After the disappointment of the last two X-Men movies, I didn't have high hopes for the reboot (or should I say prequel?) of the franchise. I was glad to see that Bryan Singer and Stan Lee were involved as producers. (Does anyone know if Stan Lee made a cameo? Because if he did, I missed it. On the other hand, look out for two cameos; one I especially enjoyed.) Matthew Vaughn's spirited film is intelligent, funny, and much exposition occurs in a very short time. Although its themes are serious and dark, the filmmakers manage to keep it light and fast-paced somehow. The strong performances are what elevates and sets the film apart from recent (and possibly future) forgettable comic book film adaptations.

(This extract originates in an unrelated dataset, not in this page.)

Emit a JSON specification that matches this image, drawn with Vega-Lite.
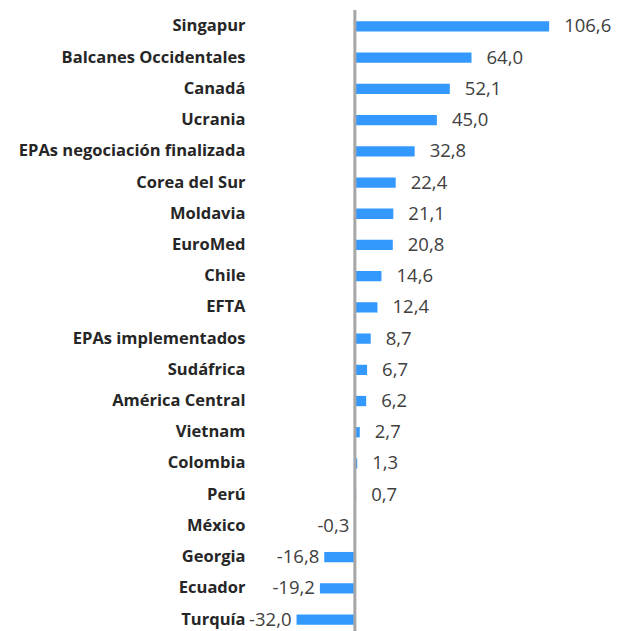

We know from the previous movies that Magneto (Erik Lehnsherr before he turned into the Big Bad) initially displayed his powers at a Nazi concentration camp. This time, we get the full back story, with Kevin Bacon clearly enjoying his role as an evil German doctor wanting to exploit the young mutant's talents. At the same time, Charles Xavier meets a scaly orange-haired blue girl named Raven (played by Jennifer Lawrence as an adult) in Westchester, New York. Like most arch-enemies---at least in the Smallville series and the Wicked musical---the boys grow up, meet in a spectacular fashion, and become good friends. The future Professor X is somewhat of a ladies' man (telepathy is a handy tool when picking up women), while the damaged Erik is obviously a tortured soul. This is the story of how their individual and unique experiences as mutants and outcasts set them on divergent paths.

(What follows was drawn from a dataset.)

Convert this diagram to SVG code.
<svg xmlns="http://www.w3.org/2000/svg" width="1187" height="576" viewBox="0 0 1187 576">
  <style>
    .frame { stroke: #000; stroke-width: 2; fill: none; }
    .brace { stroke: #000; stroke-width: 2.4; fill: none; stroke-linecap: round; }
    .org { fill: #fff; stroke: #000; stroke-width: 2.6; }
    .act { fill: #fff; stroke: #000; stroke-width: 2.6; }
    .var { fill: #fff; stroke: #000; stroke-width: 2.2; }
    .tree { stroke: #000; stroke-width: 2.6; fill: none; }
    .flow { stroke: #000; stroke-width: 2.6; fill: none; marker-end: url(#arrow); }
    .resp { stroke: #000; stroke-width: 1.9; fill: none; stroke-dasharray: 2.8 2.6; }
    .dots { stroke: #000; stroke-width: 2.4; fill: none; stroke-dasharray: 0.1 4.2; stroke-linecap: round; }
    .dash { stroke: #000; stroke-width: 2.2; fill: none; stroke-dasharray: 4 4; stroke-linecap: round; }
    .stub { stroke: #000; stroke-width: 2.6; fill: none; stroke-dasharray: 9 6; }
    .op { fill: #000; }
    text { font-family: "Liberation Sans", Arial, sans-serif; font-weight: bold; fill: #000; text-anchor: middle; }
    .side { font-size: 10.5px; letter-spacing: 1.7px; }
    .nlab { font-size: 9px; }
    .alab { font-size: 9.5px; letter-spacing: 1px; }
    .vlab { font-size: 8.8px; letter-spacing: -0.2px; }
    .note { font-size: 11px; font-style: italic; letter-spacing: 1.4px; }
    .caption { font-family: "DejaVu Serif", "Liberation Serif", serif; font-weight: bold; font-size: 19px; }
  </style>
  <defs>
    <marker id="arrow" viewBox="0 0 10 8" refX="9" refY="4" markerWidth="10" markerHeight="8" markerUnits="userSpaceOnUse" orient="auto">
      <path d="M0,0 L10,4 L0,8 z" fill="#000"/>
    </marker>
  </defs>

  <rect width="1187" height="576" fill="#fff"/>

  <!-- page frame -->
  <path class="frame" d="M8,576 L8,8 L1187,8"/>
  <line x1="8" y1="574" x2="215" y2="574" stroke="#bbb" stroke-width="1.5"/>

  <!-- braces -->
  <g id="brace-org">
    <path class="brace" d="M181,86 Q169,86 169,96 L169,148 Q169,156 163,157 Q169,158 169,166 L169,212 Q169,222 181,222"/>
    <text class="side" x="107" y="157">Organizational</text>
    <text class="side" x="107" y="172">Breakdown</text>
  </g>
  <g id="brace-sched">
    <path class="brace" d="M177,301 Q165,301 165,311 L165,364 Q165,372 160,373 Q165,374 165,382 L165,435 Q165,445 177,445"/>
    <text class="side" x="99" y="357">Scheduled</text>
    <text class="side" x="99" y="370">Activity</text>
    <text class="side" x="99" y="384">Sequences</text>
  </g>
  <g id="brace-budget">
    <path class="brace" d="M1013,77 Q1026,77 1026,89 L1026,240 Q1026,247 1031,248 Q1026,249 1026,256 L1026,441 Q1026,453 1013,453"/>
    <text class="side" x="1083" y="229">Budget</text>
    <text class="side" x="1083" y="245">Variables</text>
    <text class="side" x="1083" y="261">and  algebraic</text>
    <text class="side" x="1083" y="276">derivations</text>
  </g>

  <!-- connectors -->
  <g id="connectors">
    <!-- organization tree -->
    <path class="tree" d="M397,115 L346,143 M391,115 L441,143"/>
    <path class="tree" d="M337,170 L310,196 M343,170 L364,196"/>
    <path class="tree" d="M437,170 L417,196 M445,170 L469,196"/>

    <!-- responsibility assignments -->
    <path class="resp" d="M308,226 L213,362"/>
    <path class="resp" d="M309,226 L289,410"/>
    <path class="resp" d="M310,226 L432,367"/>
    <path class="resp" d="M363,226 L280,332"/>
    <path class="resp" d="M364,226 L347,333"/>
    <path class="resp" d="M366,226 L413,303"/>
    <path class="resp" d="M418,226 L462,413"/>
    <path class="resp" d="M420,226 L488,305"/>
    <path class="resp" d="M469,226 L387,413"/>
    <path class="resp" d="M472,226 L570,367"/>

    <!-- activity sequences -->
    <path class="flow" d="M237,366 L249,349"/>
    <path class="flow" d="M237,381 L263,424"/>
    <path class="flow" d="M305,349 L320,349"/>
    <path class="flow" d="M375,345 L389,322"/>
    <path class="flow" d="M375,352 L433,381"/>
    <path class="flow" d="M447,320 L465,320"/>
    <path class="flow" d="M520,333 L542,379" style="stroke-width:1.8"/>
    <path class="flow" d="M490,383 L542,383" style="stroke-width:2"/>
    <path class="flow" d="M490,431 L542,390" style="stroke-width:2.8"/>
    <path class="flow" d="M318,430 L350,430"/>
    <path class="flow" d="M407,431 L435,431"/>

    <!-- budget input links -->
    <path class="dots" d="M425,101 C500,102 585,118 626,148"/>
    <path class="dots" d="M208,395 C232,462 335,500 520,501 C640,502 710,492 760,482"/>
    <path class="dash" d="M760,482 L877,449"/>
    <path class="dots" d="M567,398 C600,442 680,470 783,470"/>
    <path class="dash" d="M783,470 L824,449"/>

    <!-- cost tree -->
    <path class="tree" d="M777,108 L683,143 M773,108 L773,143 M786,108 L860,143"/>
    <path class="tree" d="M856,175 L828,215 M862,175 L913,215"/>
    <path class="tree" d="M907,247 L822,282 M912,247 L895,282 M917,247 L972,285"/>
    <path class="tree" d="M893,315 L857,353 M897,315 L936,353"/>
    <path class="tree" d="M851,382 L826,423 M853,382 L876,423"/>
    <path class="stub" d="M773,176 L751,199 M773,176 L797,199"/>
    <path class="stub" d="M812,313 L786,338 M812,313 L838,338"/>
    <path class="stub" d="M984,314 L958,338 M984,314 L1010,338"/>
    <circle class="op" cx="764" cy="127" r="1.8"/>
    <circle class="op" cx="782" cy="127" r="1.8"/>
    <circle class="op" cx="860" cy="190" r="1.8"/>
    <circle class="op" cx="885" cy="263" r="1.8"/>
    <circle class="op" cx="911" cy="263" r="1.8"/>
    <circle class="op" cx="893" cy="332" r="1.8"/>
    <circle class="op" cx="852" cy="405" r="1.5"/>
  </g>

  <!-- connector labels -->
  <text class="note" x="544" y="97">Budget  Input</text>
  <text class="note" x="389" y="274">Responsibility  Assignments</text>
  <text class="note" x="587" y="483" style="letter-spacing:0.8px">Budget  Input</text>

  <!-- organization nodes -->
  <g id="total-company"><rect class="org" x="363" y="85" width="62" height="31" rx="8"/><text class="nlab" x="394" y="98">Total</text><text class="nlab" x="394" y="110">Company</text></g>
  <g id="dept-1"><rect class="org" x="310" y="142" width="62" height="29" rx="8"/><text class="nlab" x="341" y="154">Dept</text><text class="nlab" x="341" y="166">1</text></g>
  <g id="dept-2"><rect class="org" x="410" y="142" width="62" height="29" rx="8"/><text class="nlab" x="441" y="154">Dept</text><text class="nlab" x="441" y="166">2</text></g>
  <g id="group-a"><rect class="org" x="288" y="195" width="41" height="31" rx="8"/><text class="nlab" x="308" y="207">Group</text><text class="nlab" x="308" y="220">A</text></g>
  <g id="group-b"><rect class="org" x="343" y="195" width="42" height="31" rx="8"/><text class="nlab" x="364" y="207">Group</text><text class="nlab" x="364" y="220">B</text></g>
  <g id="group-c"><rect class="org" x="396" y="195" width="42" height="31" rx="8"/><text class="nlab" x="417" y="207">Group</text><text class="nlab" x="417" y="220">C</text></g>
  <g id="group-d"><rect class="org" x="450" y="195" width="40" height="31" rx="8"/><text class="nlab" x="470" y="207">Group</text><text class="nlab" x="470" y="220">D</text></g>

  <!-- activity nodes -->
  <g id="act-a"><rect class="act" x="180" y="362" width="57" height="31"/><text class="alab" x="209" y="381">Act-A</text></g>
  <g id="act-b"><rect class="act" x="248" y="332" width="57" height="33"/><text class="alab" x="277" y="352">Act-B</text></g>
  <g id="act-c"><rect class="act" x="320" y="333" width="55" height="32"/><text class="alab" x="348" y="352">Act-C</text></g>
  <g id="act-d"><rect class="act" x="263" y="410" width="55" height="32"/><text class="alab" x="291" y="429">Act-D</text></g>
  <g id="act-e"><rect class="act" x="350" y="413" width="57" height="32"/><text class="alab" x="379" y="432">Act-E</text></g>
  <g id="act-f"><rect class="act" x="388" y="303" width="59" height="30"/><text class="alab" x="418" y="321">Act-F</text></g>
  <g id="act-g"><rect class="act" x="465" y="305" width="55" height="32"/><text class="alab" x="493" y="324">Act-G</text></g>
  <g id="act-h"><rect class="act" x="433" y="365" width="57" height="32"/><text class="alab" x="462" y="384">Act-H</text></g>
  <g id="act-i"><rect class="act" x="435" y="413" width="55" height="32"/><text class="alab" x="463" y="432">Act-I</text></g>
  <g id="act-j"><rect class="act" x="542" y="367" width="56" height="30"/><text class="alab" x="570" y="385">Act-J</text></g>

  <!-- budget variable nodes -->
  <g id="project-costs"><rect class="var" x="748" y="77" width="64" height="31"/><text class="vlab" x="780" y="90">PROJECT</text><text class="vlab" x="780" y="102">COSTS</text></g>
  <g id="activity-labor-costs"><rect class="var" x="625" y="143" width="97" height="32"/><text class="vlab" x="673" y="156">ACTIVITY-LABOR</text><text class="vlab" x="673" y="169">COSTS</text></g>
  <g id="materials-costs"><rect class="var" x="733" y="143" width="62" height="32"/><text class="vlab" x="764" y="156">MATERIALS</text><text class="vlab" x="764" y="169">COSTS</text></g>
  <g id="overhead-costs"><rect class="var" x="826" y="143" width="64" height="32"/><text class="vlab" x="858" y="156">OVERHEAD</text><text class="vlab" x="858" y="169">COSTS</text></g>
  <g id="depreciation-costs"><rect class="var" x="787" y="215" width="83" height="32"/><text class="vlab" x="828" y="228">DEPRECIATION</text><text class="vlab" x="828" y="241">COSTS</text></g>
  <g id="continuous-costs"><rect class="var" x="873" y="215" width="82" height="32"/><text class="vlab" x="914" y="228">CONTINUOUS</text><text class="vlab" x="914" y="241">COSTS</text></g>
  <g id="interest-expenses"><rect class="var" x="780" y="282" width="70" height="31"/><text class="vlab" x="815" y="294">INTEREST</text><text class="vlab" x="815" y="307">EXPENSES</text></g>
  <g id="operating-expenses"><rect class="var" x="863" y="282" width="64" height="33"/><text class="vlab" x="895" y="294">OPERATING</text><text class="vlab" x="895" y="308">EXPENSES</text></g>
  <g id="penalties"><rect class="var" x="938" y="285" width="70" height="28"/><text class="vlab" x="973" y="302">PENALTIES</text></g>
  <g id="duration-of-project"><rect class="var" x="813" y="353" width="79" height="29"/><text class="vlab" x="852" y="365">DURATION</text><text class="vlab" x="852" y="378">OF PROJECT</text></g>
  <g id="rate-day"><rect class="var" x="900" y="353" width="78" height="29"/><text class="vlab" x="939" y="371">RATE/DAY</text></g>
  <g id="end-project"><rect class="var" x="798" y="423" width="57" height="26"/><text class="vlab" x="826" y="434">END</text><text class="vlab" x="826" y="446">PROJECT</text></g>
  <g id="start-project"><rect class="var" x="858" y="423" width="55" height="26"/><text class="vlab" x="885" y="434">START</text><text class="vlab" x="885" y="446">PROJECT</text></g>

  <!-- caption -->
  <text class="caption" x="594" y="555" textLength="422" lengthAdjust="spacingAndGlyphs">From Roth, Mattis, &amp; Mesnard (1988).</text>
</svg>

Inglorious Basterds's Michael Fassbender and James McAvoy bring a certain gravitas to their roles, even though it is a comic book flick. I loved the dynamic between the two hotties...I mean sexy lead actors. Their friendship felt genuine, which made their eventual falling-out more tragic. ( Shades of Anakin finally embracing his dark side, which broke Obi Wan Kenobi's poor heart.)

A re-imagining of the Cuban missile crisis is a major plot point, and the clever alternate history makes for interesting viewing. And of course, its message of intolerance, discrimination, bigotry will resonate with audiences.

Don't bother to stay after the closing credits. No bonus scene. Otherwise, X-Men: First Class is first rate fun!